┌─ Information provided

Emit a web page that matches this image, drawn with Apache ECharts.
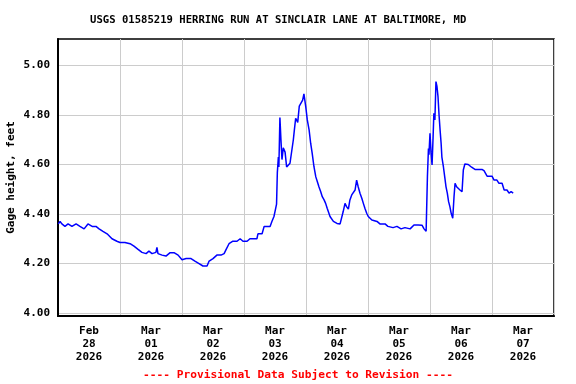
<!DOCTYPE html>
<html>
<head>
<meta charset="utf-8">
<script src="https://cdn.jsdelivr.net/npm/echarts@6/dist/echarts.min.js"></script>
<style>
html,body{margin:0;padding:0;background:#fff;}
#chart{width:576px;height:384px;}
</style>
</head>
<body>
<div id="chart"></div>
<script>
// Hours since 2026-02-28 00:00
const hours = [
0.1,0.8,1.5,2.7,3.9,5.4,7.0,8.5,10.1,11.6,13.2,14.7,15.9,17.4,19.0,20.9,22.8,24.0,25.9,27.9,
29.4,31.0,32.5,34.1,35.2,36.4,37.9,38.3,38.7,40.3,41.8,43.4,44.9,46.5,48.0,49.6,51.5,53.0,54.6,56.1,
57.7,58.5,60.0,61.5,63.1,64.3,65.0,66.2,67.7,69.3,70.5,71.6,73.2,74.3,75.9,77.0,
77.4,79.0,79.8,82.1,82.8,83.6,84.2,84.6,84.9,85.3,85.5,85.9,86.3,86.7,87.2,87.9,88.5,89.1,89.8,90.5,
91.1,91.5,92.0,92.8,93.4,94.1,94.7,95.2,95.9,96.5,97.2,97.8,98.4,99.1,99.8,100.4,101.0,101.7,102.3,103.0,
103.6,104.2,105.3,106.6,108.0,109.2,109.9,110.4,111.1,111.7,112.4,113.0,113.7,114.3,115.0,115.6,116.2,116.9,117.6,118.2,
118.8,119.5,120.1,121.5,123.5,124.6,126.6,127.7,129.7,131.2,132.8,134.3,136.3,137.8,139.4,140.9,141.7,142.5,
143.0,143.4,143.6,144.0,144.4,144.8,145.2,145.5,145.9,146.3,146.7,147.1,147.5,147.9,148.3,148.6,149.2,149.7,150.2,150.7,
151.2,151.7,152.2,152.8,153.3,153.7,154.3,155.0,155.6,156.4,156.9,157.5,158.8,160.1,161.4,163.0,164.1,164.9,166.1,167.2,
168.0,168.8,169.9,170.7,171.9,172.7,173.8,174.6,175.4,176.2
];
const gageHeight = [
4.36,4.37,4.36,4.35,4.36,4.35,4.36,4.35,4.34,4.36,4.35,4.35,4.34,4.33,4.32,4.30,4.29,4.285,4.285,4.28,
4.27,4.257,4.245,4.24,4.25,4.24,4.245,4.265,4.24,4.234,4.23,4.244,4.244,4.234,4.215,4.22,4.22,4.21,4.20,4.19,
4.19,4.21,4.22,4.234,4.234,4.24,4.255,4.28,4.29,4.29,4.30,4.29,4.29,4.30,4.30,4.30,
4.32,4.32,4.35,4.35,4.37,4.39,4.42,4.44,4.566,4.63,4.59,4.79,4.70,4.62,4.667,4.65,4.59,4.585,4.605,4.60,
4.70,4.74,4.787,4.77,4.836,4.83,4.86,4.885,4.834,4.78,4.74,4.686,4.645,4.59,4.55,4.53,4.51,4.49,4.47,4.457,
4.443,4.423,4.39,4.37,4.362,4.36,4.365,4.41,4.443,4.43,4.42,4.457,4.477,4.47,4.497,4.537,4.51,4.484,4.464,4.443,
4.423,4.403,4.39,4.376,4.37,4.36,4.36,4.35,4.345,4.35,4.34,4.345,4.34,4.356,4.356,4.355,4.34,4.33,
4.55,4.665,4.64,4.726,4.65,4.598,4.712,4.807,4.78,4.935,4.915,4.874,4.80,4.74,4.686,4.63,4.59,4.55,4.51,4.484,
4.45,4.43,4.403,4.383,4.47,4.524,4.51,4.504,4.497,4.49,4.578,4.602,4.60,4.589,4.58,4.58,4.58,4.575,4.553,4.553,
4.553,4.537,4.537,4.524,4.524,4.497,4.497,4.484,4.49,4.484
];
const yTicks = [4.0, 4.2, 4.4, 4.6, 4.8, 5.0];
const xLabelHours = [12, 36, 60, 84, 108, 132, 156, 180];
const xLabelMonths = ['Feb','Mar','Mar','Mar','Mar','Mar','Mar','Mar'];
const xLabelDays = ['28','01','02','03','04','05','06','07'];
const xLabelYears = ['2026','2026','2026','2026','2026','2026','2026','2026'];
const titleText = 'USGS 01585219 HERRING RUN AT SINCLAIR LANE AT BALTIMORE, MD';
const yAxisName = 'Gage height, feet';
const footerText = '---- Provisional Data Subject to Revision ----';

const FONT = '"DejaVu Sans Mono", "Liberation Mono", monospace';
const chart = echarts.init(document.getElementById('chart'), null, {renderer: 'canvas'});
const data = hours.map((h, i) => [h, gageHeight[i]]);

chart.setOption({
  animation: false,
  backgroundColor: '#fff',
  grid: {left: 58, top: 39, right: 22, bottom: 68, outerBoundsMode: 'none', containLabel: false,
         show: true, borderColor: '#000', borderWidth: 1.5, backgroundColor: 'transparent'},
  graphic: [
    {type: 'text', left: 90, top: 15, style: {text: titleText, font: 'bold 10.6px ' + FONT, fill: '#000'}},
    {type: 'text', x: 298, y: 375, style: {text: footerText, font: 'bold 11.2px ' + FONT, fill: '#ff0000', textAlign: 'center', textVerticalAlign: 'middle'}}
  ],
  xAxis: {
    type: 'value', min: 0, max: 192, interval: 24,
    axisLine: {show: true, lineStyle: {color: '#000', width: 2}},
    axisTick: {show: false},
    splitLine: {show: true, lineStyle: {color: '#cccccc', width: 1}},
    axisLabel: {
      customValues: xLabelHours,
      margin: 9,
      lineHeight: 13,
      color: '#000',
      fontFamily: FONT, fontWeight: 'bold', fontSize: 11,
      formatter: function (v) {
        const i = xLabelHours.indexOf(v);
        if (i < 0) return '';
        return xLabelMonths[i] + '\n' + xLabelDays[i] + '\n' + xLabelYears[i];
      }
    }
  },
  yAxis: {
    type: 'value', min: 3.988, max: 5.107,
    name: yAxisName, nameLocation: 'middle', nameGap: 41, nameRotate: 90, nameMoveOverlap: false,
    nameTextStyle: {fontFamily: FONT, fontWeight: 'bold', fontSize: 11, color: '#000'},
    axisLine: {show: true, lineStyle: {color: '#000', width: 2}},
    axisTick: {show: false, customValues: yTicks},
    splitLine: {show: true, lineStyle: {color: '#cccccc', width: 1}},
    axisLabel: {
      customValues: yTicks,
      margin: 8,
      color: '#000',
      fontFamily: FONT, fontWeight: 'bold', fontSize: 11,
      formatter: v => v.toFixed(2)
    }
  },
  series: [{
    type: 'line',
    data: data,
    showSymbol: false,
    lineStyle: {color: '#0000ff', width: 1.5},
    itemStyle: {color: '#0000ff'}
  }]
});
</script>
</body>
</html>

└─

Copy the material exactly. Do not include the pictures.

Emit a web page that matches this image, drawn with Apache ECharts.
<!DOCTYPE html>
<html>
<head>
<meta charset="utf-8">
<script src="https://cdn.jsdelivr.net/npm/echarts@6/dist/echarts.min.js"></script>
<style>
html,body{margin:0;padding:0;background:#fff;}
#chart{width:576px;height:384px;}
</style>
</head>
<body>
<div id="chart"></div>
<script>
// Hours since 2026-02-28 00:00
const hours = [
0.1,0.8,1.5,2.7,3.9,5.4,7.0,8.5,10.1,11.6,13.2,14.7,15.9,17.4,19.0,20.9,22.8,24.0,25.9,27.9,
29.4,31.0,32.5,34.1,35.2,36.4,37.9,38.3,38.7,40.3,41.8,43.4,44.9,46.5,48.0,49.6,51.5,53.0,54.6,56.1,
57.7,58.5,60.0,61.5,63.1,64.3,65.0,66.2,67.7,69.3,70.5,71.6,73.2,74.3,75.9,77.0,
77.4,79.0,79.8,82.1,82.8,83.6,84.2,84.6,84.9,85.3,85.5,85.9,86.3,86.7,87.2,87.9,88.5,89.1,89.8,90.5,
91.1,91.5,92.0,92.8,93.4,94.1,94.7,95.2,95.9,96.5,97.2,97.8,98.4,99.1,99.8,100.4,101.0,101.7,102.3,103.0,
103.6,104.2,105.3,106.6,108.0,109.2,109.9,110.4,111.1,111.7,112.4,113.0,113.7,114.3,115.0,115.6,116.2,116.9,117.6,118.2,
118.8,119.5,120.1,121.5,123.5,124.6,126.6,127.7,129.7,131.2,132.8,134.3,136.3,137.8,139.4,140.9,141.7,142.5,
143.0,143.4,143.6,144.0,144.4,144.8,145.2,145.5,145.9,146.3,146.7,147.1,147.5,147.9,148.3,148.6,149.2,149.7,150.2,150.7,
151.2,151.7,152.2,152.8,153.3,153.7,154.3,155.0,155.6,156.4,156.9,157.5,158.8,160.1,161.4,163.0,164.1,164.9,166.1,167.2,
168.0,168.8,169.9,170.7,171.9,172.7,173.8,174.6,175.4,176.2
];
const gageHeight = [
4.36,4.37,4.36,4.35,4.36,4.35,4.36,4.35,4.34,4.36,4.35,4.35,4.34,4.33,4.32,4.30,4.29,4.285,4.285,4.28,
4.27,4.257,4.245,4.24,4.25,4.24,4.245,4.265,4.24,4.234,4.23,4.244,4.244,4.234,4.215,4.22,4.22,4.21,4.20,4.19,
4.19,4.21,4.22,4.234,4.234,4.24,4.255,4.28,4.29,4.29,4.30,4.29,4.29,4.30,4.30,4.30,
4.32,4.32,4.35,4.35,4.37,4.39,4.42,4.44,4.566,4.63,4.59,4.79,4.70,4.62,4.667,4.65,4.59,4.585,4.605,4.60,
4.70,4.74,4.787,4.77,4.836,4.83,4.86,4.885,4.834,4.78,4.74,4.686,4.645,4.59,4.55,4.53,4.51,4.49,4.47,4.457,
4.443,4.423,4.39,4.37,4.362,4.36,4.365,4.41,4.443,4.43,4.42,4.457,4.477,4.47,4.497,4.537,4.51,4.484,4.464,4.443,
4.423,4.403,4.39,4.376,4.37,4.36,4.36,4.35,4.345,4.35,4.34,4.345,4.34,4.356,4.356,4.355,4.34,4.33,
4.55,4.665,4.64,4.726,4.65,4.598,4.712,4.807,4.78,4.935,4.915,4.874,4.80,4.74,4.686,4.63,4.59,4.55,4.51,4.484,
4.45,4.43,4.403,4.383,4.47,4.524,4.51,4.504,4.497,4.49,4.578,4.602,4.60,4.589,4.58,4.58,4.58,4.575,4.553,4.553,
4.553,4.537,4.537,4.524,4.524,4.497,4.497,4.484,4.49,4.484
];
const yTicks = [4.0, 4.2, 4.4, 4.6, 4.8, 5.0];
const xLabelHours = [12, 36, 60, 84, 108, 132, 156, 180];
const xLabelMonths = ['Feb','Mar','Mar','Mar','Mar','Mar','Mar','Mar'];
const xLabelDays = ['28','01','02','03','04','05','06','07'];
const xLabelYears = ['2026','2026','2026','2026','2026','2026','2026','2026'];
const titleText = 'USGS 01585219 HERRING RUN AT SINCLAIR LANE AT BALTIMORE, MD';
const yAxisName = 'Gage height, feet';
const footerText = '---- Provisional Data Subject to Revision ----';

const FONT = '"DejaVu Sans Mono", "Liberation Mono", monospace';
const chart = echarts.init(document.getElementById('chart'), null, {renderer: 'canvas'});
const data = hours.map((h, i) => [h, gageHeight[i]]);

chart.setOption({
  animation: false,
  backgroundColor: '#fff',
  grid: {left: 58, top: 39, right: 22, bottom: 68, outerBoundsMode: 'none', containLabel: false,
         show: true, borderColor: '#000', borderWidth: 1.5, backgroundColor: 'transparent'},
  graphic: [
    {type: 'text', left: 90, top: 15, style: {text: titleText, font: 'bold 10.6px ' + FONT, fill: '#000'}},
    {type: 'text', x: 298, y: 375, style: {text: footerText, font: 'bold 11.2px ' + FONT, fill: '#ff0000', textAlign: 'center', textVerticalAlign: 'middle'}}
  ],
  xAxis: {
    type: 'value', min: 0, max: 192, interval: 24,
    axisLine: {show: true, lineStyle: {color: '#000', width: 2}},
    axisTick: {show: false},
    splitLine: {show: true, lineStyle: {color: '#cccccc', width: 1}},
    axisLabel: {
      customValues: xLabelHours,
      margin: 9,
      lineHeight: 13,
      color: '#000',
      fontFamily: FONT, fontWeight: 'bold', fontSize: 11,
      formatter: function (v) {
        const i = xLabelHours.indexOf(v);
        if (i < 0) return '';
        return xLabelMonths[i] + '\n' + xLabelDays[i] + '\n' + xLabelYears[i];
      }
    }
  },
  yAxis: {
    type: 'value', min: 3.988, max: 5.107,
    name: yAxisName, nameLocation: 'middle', nameGap: 41, nameRotate: 90, nameMoveOverlap: false,
    nameTextStyle: {fontFamily: FONT, fontWeight: 'bold', fontSize: 11, color: '#000'},
    axisLine: {show: true, lineStyle: {color: '#000', width: 2}},
    axisTick: {show: false, customValues: yTicks},
    splitLine: {show: true, lineStyle: {color: '#cccccc', width: 1}},
    axisLabel: {
      customValues: yTicks,
      margin: 8,
      color: '#000',
      fontFamily: FONT, fontWeight: 'bold', fontSize: 11,
      formatter: v => v.toFixed(2)
    }
  },
  series: [{
    type: 'line',
    data: data,
    showSymbol: false,
    lineStyle: {color: '#0000ff', width: 1.5},
    itemStyle: {color: '#0000ff'}
  }]
});
</script>
</body>
</html>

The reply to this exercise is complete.